There is so much good in the article that to criticise it sharply could leave one open to a charge of churlishness. But the piece does come across as rather manufactured, and I’m not sure how much of this is to do with Guardian editorial intervention.

Take, for example, the gushing standfirst:

“In this era of intolerance and cultural tension, the west needs to appreciate the fertile scholarship that flowered with Islam.”

Dr al-Khalili is on record elsewhere as saying that he is more interested in Arabic culture than Islam. Yet the self-declared irreligious scientist does in his article make the following rather strident statement:

“I am on a mission to dismiss a crude and inaccurate historical hegemony and present the positive face of Islam.”

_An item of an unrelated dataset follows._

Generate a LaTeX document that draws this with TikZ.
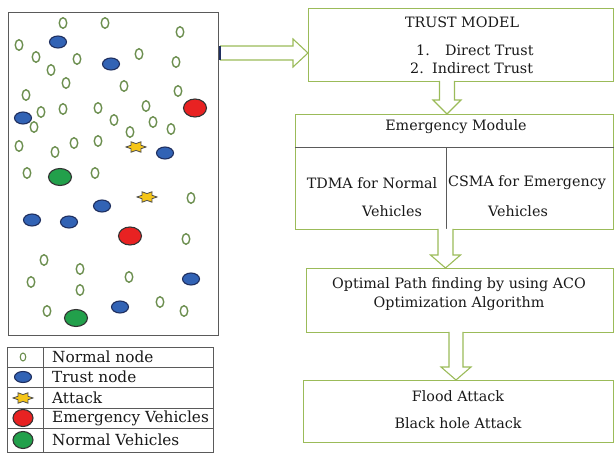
\documentclass[tikz,border=0pt]{standalone}
\usepackage{fontspec}
\setmainfont{DejaVu Serif}
\usetikzlibrary{shapes.geometric,calc}
\definecolor{boxgreen}{HTML}{9BBB59}
\definecolor{nodegreen}{HTML}{6B8E4E}
\definecolor{trustblue}{HTML}{3263B5}
\definecolor{trustedge}{HTML}{1F2F5F}
\definecolor{emred}{HTML}{E82222}
\definecolor{nvgreen}{HTML}{22A04B}
\definecolor{staryellow}{HTML}{F5C518}
\definecolor{framegray}{HTML}{5A5A5A}
\tikzset{
  nn/.style={ellipse,draw=nodegreen,line width=1.4pt,inner sep=0pt,minimum width=7.5pt,minimum height=10.5pt},
  tn/.style={ellipse,draw=trustedge,fill=trustblue,line width=1.1pt,inner sep=0pt,minimum width=17pt,minimum height=12pt},
  ev/.style={ellipse,draw=black!80,fill=emred,line width=1.1pt,inner sep=0pt,minimum width=23pt,minimum height=18pt},
  nv/.style={ellipse,draw=black!80,fill=nvgreen,line width=1.1pt,inner sep=0pt,minimum width=23pt,minimum height=17pt},
  atk/.pic={\draw[draw=black!70,fill=staryellow,line width=0.8pt,xscale=10,yscale=6]
     (0:1) -- (30:0.577) -- (60:1) -- (90:0.577) -- (120:1) -- (150:0.577) -- (180:1)
     -- (210:0.577) -- (240:1) -- (270:0.577) -- (300:1) -- (330:0.577) -- cycle;},
  box/.style={draw=boxgreen,line width=1.1pt,inner sep=0pt,anchor=north west},
  txt/.style={font=\fontsize{14.3}{16}\selectfont,inner sep=0pt,text=black!90},
  lgt/.style={font=\fontsize{15.3}{17}\selectfont,inner sep=0pt,anchor=west,text=black!90},
  arrowline/.style={draw=boxgreen,fill=white,line width=1.1pt,line join=miter},
  divline/.style={draw=framegray,line width=1pt},
}
\newcommand\blkdown[5]{%
  \draw[arrowline] let \p1=(#1), \p2=(#2) in
   (\x1-#3,\y1) -- (\x1-#3,\y2+#5) -- (\x1-#4,\y2+#5) -- (\x1,\y2) --
   (\x1+#4,\y2+#5) -- (\x1+#3,\y2+#5) -- (\x1+#3,\y1);}
\begin{document}
\begin{tikzpicture}[x=1pt,y=-1pt]
\useasboundingbox (0,0) rectangle (614,454);
% field
\node[draw=framegray,line width=1.3pt,inner sep=0pt,minimum width=210pt,minimum height=323pt,anchor=north west] (field) at (8,12) {};
\foreach \x/\y [count=\i] in {63/23,105/23,180/32,19/45,36/57,77/59,139/54,176/62,51/70,66/83,
  124/86,26/95,178/91,41/112,63/109,98/108,146/106,114/120,34/127,153/122,171/129,130/132,
  19/146,55/152,74/143,98/141,27/173,95/173,191/198,186/239,44/260,80/269,31/282,129/277,
  80/290,47/311,160/302,184/311}
  \node[nn] (n\i) at (\x,\y) {};
\foreach \x/\y [count=\i] in {58/42,111/64,23/118,165/153,102/206,32/220,69/222,191/279,120/307}
  \node[tn] (t\i) at (\x,\y) {};
\node[ev] (e1) at (195,108) {};
\node[ev] (e2) at (130,236) {};
\node[nv] (g1) at (60,177) {};
\node[nv] (g2) at (76,318) {};
\pic (s1) at (136,147) {atk};
\pic (s2) at (147,197) {atk};
% legend
\node[draw=framegray,line width=0.9pt,inner sep=0pt,minimum width=206pt,minimum height=105pt,anchor=north west] (leg) at (7,347) {};
\coordinate (lc) at (43,347);
\draw[divline,line width=0.8pt] (lc) -- (lc |- leg.south);
\foreach \yy in {367,387,408,428}
  \draw[divline,line width=0.8pt] (leg.west |- 0,\yy) -- (leg.east |- 0,\yy);
\node[nn,minimum width=5.5pt,minimum height=8pt,line width=1.1pt] (ln) at (23,357) {};
\node[tn,minimum width=17pt,minimum height=11pt] (lt) at (23,377) {};
\pic (ls) at (23,398) {atk};
\node[ev,minimum width=20pt,minimum height=17pt] (le) at (23,418) {};
\node[nv,minimum width=20pt,minimum height=17pt] (lg) at (23,440) {};
\node[lgt] (l1) at (52,357) {Normal node};
\node[lgt] (l2) at (52,377) {Trust node};
\node[lgt] (l3) at (52,398) {Attack};
\node[lgt] (l4) at (52,418) {Emergency Vehicles};
\node[lgt] (l5) at (52,440) {Normal Vehicles};
% right side boxes
\node[box,minimum width=305pt,minimum height=73pt] (trust) at (308,8) {};
\node[txt] (tt) at (462,22) {TRUST MODEL};
\node[txt,anchor=west] (tn1) at (416,50) {1.};
\node[txt,anchor=west] (tl1) at (445,50) {Direct Trust};
\node[txt,anchor=west] (tn2) at (410,68) {2.};
\node[txt,anchor=west] (tl2) at (432,68) {Indirect Trust};
\node[box,minimum width=318pt,minimum height=115pt] (em) at (295,114) {};
\coordinate (emh) at (295,148);
\coordinate (emv) at (446,148);
\draw[divline] (emh) -- (emh -| em.east);
\draw[divline] (emv) -- (emv |- em.south);
\node[txt] (et) at (456,127) {Emergency Module};
\node[txt] (ea1) at (372,183) {TDMA for Normal};
\node[txt] (ea2) at (392,211) {Vehicles};
\node[txt] (eb1) at (527,183) {CSMA for Emergency};
\node[txt] (eb2) at (518,211) {Vehicles};
\node[box,minimum width=307pt,minimum height=64pt] (opt) at (306,268) {};
\node[txt] (o1) at (459,285) {Optimal Path finding by using ACO};
\node[txt] (o2) at (459,304) {Optimization Algorithm};
\node[box,minimum width=310pt,minimum height=62pt] (fl) at (303,380) {};
\node[txt] (f1) at (458,396) {Flood Attack};
\node[txt] (f2) at (458,423) {Black hole Attack};
% block arrows
\coordinate (a0s) at (220,53);
\coordinate (a0e) at (trust.west |- a0s);
\draw[arrowline] let \p1=(a0s), \p2=(a0e) in
  (\x1,\y1+7pt) -- (\x2-15pt,\y1+7pt) -- (\x2-15pt,\y1+14pt) -- (\x2,\y1) --
  (\x2-15pt,\y1-14pt) -- (\x2-15pt,\y1-7pt) -- (\x1,\y1-7pt);
\draw[draw=trustedge,line width=2pt] let \p1=(a0s) in (\x1,\y1+7pt) -- (\x1,\y1-7pt);
\coordinate (a1s) at (447,81);
\coordinate (a1e) at (a1s |- em.north);
\blkdown{a1s}{a1e}{7.5pt}{14pt}{14pt}
\coordinate (a2s) at (445.5,229);
\coordinate (a2e) at (a2s |- opt.north);
\blkdown{a2s}{a2e}{7.5pt}{15pt}{13pt}
\coordinate (a3s) at (456,332);
\coordinate (a3e) at (a3s |- fl.north);
\blkdown{a3s}{a3e}{7pt}{15pt}{13pt}
\end{tikzpicture}
\end{document}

It gets better, as al-Khalili goes on to discuss the period of strident Islamic imperialism when Arab culture helped keep the flame of scholarship alive when much of Christendom was rolling in the mud crunching acorns. This is especially true for the two centuries following 750 CE, during the rule of the Abbasid dynasty. Thereafter, things went rapidly downhill.

As for references to the European “dark ages”, this is a little simplistic. These were difficult times, for sure, but the lights never went out, despite the best efforts of the Christian Church.

The reason I regard al-Khalili’s essay as manufactured is that it reads like an attempt to score politico-cultural points, and does so using ahistorical arguments. There are also some glaring scientific errors, including a misinterpretation of evolution by natural selection, and the implied claim that the physician Ibn al-Nafees was the first to describe the circulation of blood in fully physiological terms. Al-Khalili will give his liberal-left readers a warm fuzzy feeling inside, and others something to rant and rave about.

I took the trouble of reading some of the comments following al-Khalili’s piece, and found in a few of them some reasoned and erudite criticism. A number of readers point out that there was little in the way of scholastic innovation during the period discussed by al-Khalili. Instead, what the armies and bureaucracies of Islam did was re-brand and propagate learning that originated largely in Greece, Assyria, India and China.

Al-Khalili is on solid ground when he calls for a greater acknowledgement of that brief period in early Islam when Arab scholars made a positive contribution to learning, even if they did so mostly as the librarians of world culture. But even here the criticism of textbook history of science is a little over the top. From the early 1960s we saw the emergence in the west of histories of science that give due credit to Arabic culture, and today such texts are commonplace.